The umbrella construction used by AmRex and it's agencies to do adoptions in Russia was not condoned by the Russian Department of Education. To circumvent this prospective adoptive parents first signed a contract with the agency of their choice, to later find out they had to sign a second contract with either Adoption Placement or Beacon House. That way for Russian law it seemed the latter two agencies were doing all the AmRex adoptions, while for American law it seemed the initial agency was doing the entire placement.

The software

With Marina Zakharova and her contacts running much of the show, Sergey Zasyatkin spent more and more of his time working on the software AmRex was using to operate its network. In 2003 he incorporated two companies Hague Software Inc. and Trans Parent Systems, Inc. According to Sergey Zasyatkin:

Oh, there was quite a potential market for the software. And it’s not just private adoption agencies. Private adoption agencies would be very small, a fragment of that market. Public adoption agencies, that’s where most of the demand is; and they are still using very antiquated software systems today. And that’s just – over the last ten years, there was $2 billion spent by public adoption agencies here in the United States in software development. And nothing really was developed for $2 billion. So that made sense that would –

While over $2 million was invested into Trans Parent Systems, money borrowed from AmRex, the software didn't sell and in 2005 both software firms closed shop.

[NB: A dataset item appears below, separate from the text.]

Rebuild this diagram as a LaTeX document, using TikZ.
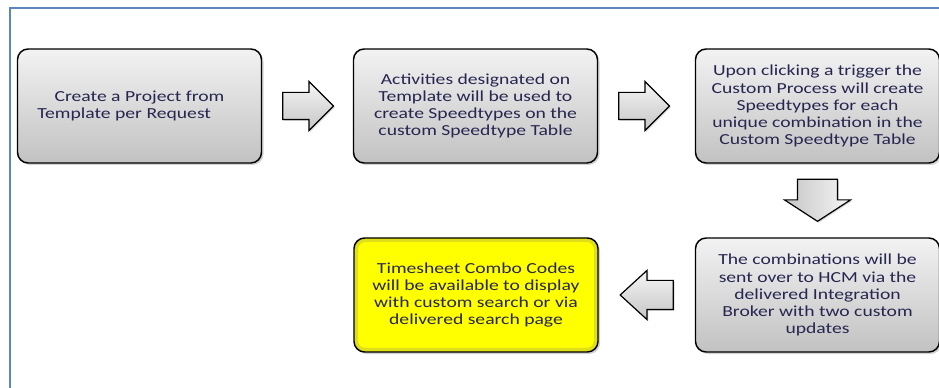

Some sales activity was done through yet another organization set up by Zasyatkin, a non-profit called International Advocates for Children (IAC). IAC, formerly known as Intercountry Adoption Congress, claimed to be an advocate to overhaul the adoption system through public awareness and technological based solutions (as stated on their 990 TAX Form). Even though IAC organized several congresses to lobby for a more AmRex-centric organization of international adoption, it didn't help selling systems. The congresses did bring ICA to the forefront, so much they opened a European Office in Amsterdam, which after the AmRex collapse moved to The Hague and was renamed into World Orphan Initiative. IAC in America ceased to exist in 2006.

The Final Collapse

With the software companies losing money, the Russian adoption market being in turmoil over murdered adoptees in America and an exuberant lifestyle upheld by Zasyatkin and Marina Zakharova, by 2005, AmRex was losing much more money than they were making and the situation deteriorated in 2006. By the time AmRex filed for chapter 11 they had over 200 cases in the pipeline, many of them already being paid for, at least partially and officially only $8000 in the bank. None of these cases was ever completed and none of the money was ever refunded.

AmRex Aftermath

There is a company called Software for Adoption Management (SAM), which is run by Dmitriy Zasyatkin (Sergey's son), among whose customers we can find Christian World Adoptions, one of AmRex's former customers. SAM is located in Woodstock Georgia, only a couple of miles away from Alpharetta. Supposedly Sergey Zasyatkin is living with his son, although the former claims to have severed all ties with both his father and Marina Zakharova.

There is much more that can be said about the AmRex case and we have enough documentation about the company and its affiliates to fill pages and pages about their workings and the people involved, but putting that all down in one article will only make things even more complicated than they already are. It is clear AmRex was only in the business of adoption to make as much money as possible. With that business attitude no continuity is guaranteed and the end result of it: chaos and devastation.